We start by identifying the purpose of the business. The methodology we use is one called “Golden Circle”.
Created by the leadership specialist Simon Sinek, it aims to improve the performance of companies in the segment in which they operate, through the way they think, act and communicate. It seeks to answer three key questions: what, how and why?
By asking these questions we can find out what motivates people to work, i.e. believing in some cause or due to personal taste and talents, for example. And it is the very people who benefit from the social projects which include the business modeling stage that bring us the information. From there, we develop the next steps – always starting with why and looking for businesses that are connected to people’s talents and desires.
After this initial step, we use the “Business Model Canvas” to develop the business modeling. We have adopted this methodology because it has proven to be an effective way to make a business plan faster.

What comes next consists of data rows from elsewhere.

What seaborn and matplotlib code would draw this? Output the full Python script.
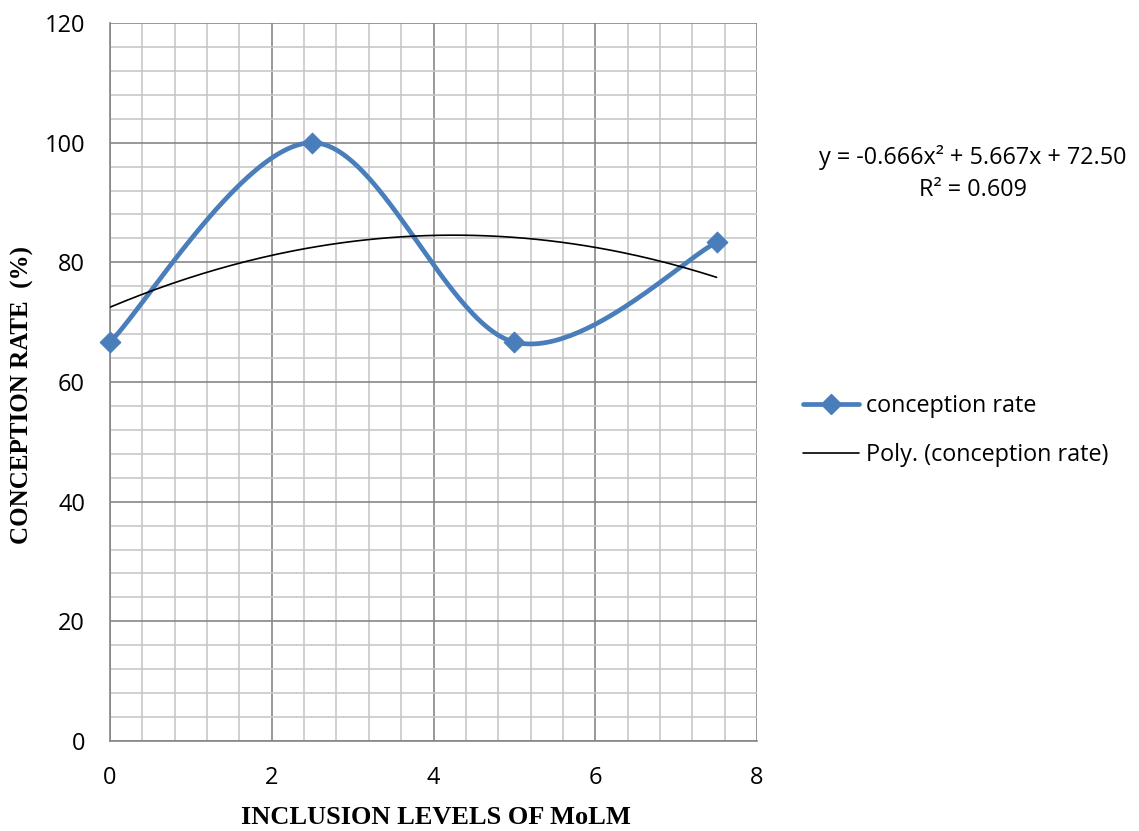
import numpy as np
import pandas as pd
import matplotlib
matplotlib.use("Agg")
import matplotlib.pyplot as plt
from matplotlib.lines import Line2D
from matplotlib.ticker import MultipleLocator
import seaborn as sns

# data
inclusion_levels = [0, 2.5, 5, 7.5]
conception_rate = [66.67, 100.0, 66.67, 83.33]
equation_text = "y = -0.666x² + 5.667x + 72.50"
r2_text = "R² = 0.609"

blue = "#4a7ebb"

sns.set_style("white", {"text.color": "black", "axes.labelcolor": "black",
                        "xtick.color": "black", "ytick.color": "black"})
plt.rcParams["font.family"] = ["Open Sans", "DejaVu Sans"]

# Excel-like smoothed line (Catmull-Rom as cubic bezier segments)
pts = np.column_stack([inclusion_levels, conception_rate]).astype(float)
curve = []
t = np.linspace(0, 1, 60)[:, None]
for i in range(len(pts) - 1):
    p0 = pts[i - 1] if i > 0 else pts[i]
    p1 = pts[i]
    p2 = pts[i + 1]
    p3 = pts[i + 2] if i + 2 < len(pts) else pts[i + 1]
    c1 = p1 + (p2 - p0) / 6
    c2 = p2 - (p3 - p1) / 6
    seg = ((1 - t) ** 3) * p1 + 3 * ((1 - t) ** 2) * t * c1 + 3 * (1 - t) * t ** 2 * c2 + t ** 3 * p2
    curve.append(seg)
curve = np.vstack(curve)
smooth_df = pd.DataFrame({"x": curve[:, 0], "y": curve[:, 1]})

# polynomial trend line (order 2) fitted to the data
coef = np.polyfit(inclusion_levels, conception_rate, 2)
xt = np.linspace(min(inclusion_levels), max(inclusion_levels), 200)
trend_df = pd.DataFrame({"x": xt, "y": np.polyval(coef, xt)})

fig = plt.figure(figsize=(11.39, 8.31), dpi=100)
ax = fig.add_axes([0.0966, 0.1083, 0.568, 0.864])

ax.set_xlim(0, 8)
ax.set_ylim(0, 120)
ax.xaxis.set_major_locator(MultipleLocator(2))
ax.xaxis.set_minor_locator(MultipleLocator(0.4))
ax.yaxis.set_major_locator(MultipleLocator(20))
ax.yaxis.set_minor_locator(MultipleLocator(4))
ax.grid(which="minor", color="#c8c8c8", linewidth=1.2)
ax.grid(which="major", color="#868686", linewidth=1.2)
ax.set_axisbelow(True)

sns.lineplot(data=smooth_df, x="x", y="y", ax=ax, color=blue, linewidth=3.4,
             sort=False, estimator=None, zorder=3)
sns.scatterplot(x=inclusion_levels, y=conception_rate, ax=ax, marker="D", s=110,
                color=blue, edgecolor=blue, zorder=4, clip_on=False)
sns.lineplot(data=trend_df, x="x", y="y", ax=ax, color="black", linewidth=1.2,
             estimator=None, zorder=5)

for s in ["top", "right"]:
    ax.spines[s].set_visible(False)
for s in ["left", "bottom"]:
    ax.spines[s].set_color("#868686")
    ax.spines[s].set_linewidth(1.2)

ax.tick_params(axis="both", which="major", length=6, width=1.2, color="#868686",
               labelcolor="black", labelsize=17, direction="out", pad=12)
ax.tick_params(axis="both", which="minor", length=0)

ax.set_xlabel("INCLUSION LEVELS OF MoLM", family=["Liberation Serif"], fontweight="bold",
              fontsize=19)
ax.set_ylabel("CONCEPTION RATE  (%)", family=["Liberation Serif"], fontweight="bold",
              fontsize=18)
ax.xaxis.set_label_coords(0.503, -0.106)
ax.yaxis.set_label_coords(-0.135, 0.482)
ax.xaxis.label.set_va("center")
ax.yaxis.label.set_va("center")

fig.text(0.854, 0.810, equation_text, ha="center", va="center", fontsize=16.8)
fig.text(0.854, 0.771, r2_text, ha="center", va="center", fontsize=16.8)

handles = [
    Line2D([0], [0], color=blue, linewidth=3.4, marker="D", markersize=10),
    Line2D([0], [0], color="black", linewidth=1.2),
]
fig.legend(handles, ["conception rate", "Poly. (conception rate)"],
           loc="center left", bbox_to_anchor=(0.697, 0.482), frameon=False,
           fontsize=16.8, handlelength=2.4, handletextpad=0.3, labelspacing=1.05,
           borderaxespad=0)

fig.savefig("out.png", dpi=100)
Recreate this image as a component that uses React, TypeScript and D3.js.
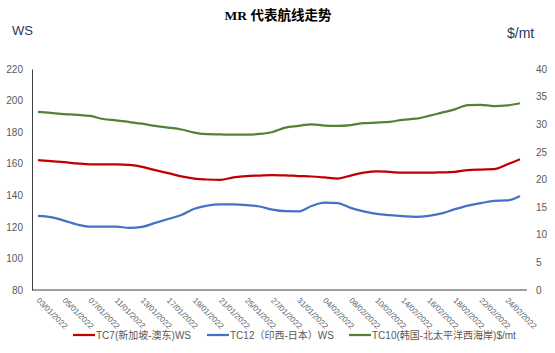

What we mean is that the business plans of old were very long, including market research – sometimes very time consuming – and that often caused the business to take a long time to start acting on their de facto needs. This is why we currently work with prototyping.
Prototyping can be done with Canvas, which helps you see business modeling since the different areas are interconnected, including the target audience and different stakeholders. This way, it is possible to understand the viability of the business and have a MVP (Minimum Viable Product), to generate immediate prototyping, roll out market tests and so on.
From this stage onwards, the business can be quickly started and gradually improved.
We have a core goal in our social business: to serve more vulnerable communities in particular. Many of these people have little access to this kind of technical information. In addition, there are many social businesses which “seek to make a positive impact on a community, broaden the perspectives of people marginalized by society, and generate shared income and financial autonomy for lower-class individuals” (Sebrae’s definition of social impact businesses).
As such, we seek, through our strategies to respond to the needs to make effective and faster business designs for different areas.
They can be individual, familiar or even collective. We also believe in the power of shared networks, and a lot of our performance happens through small businesses working together.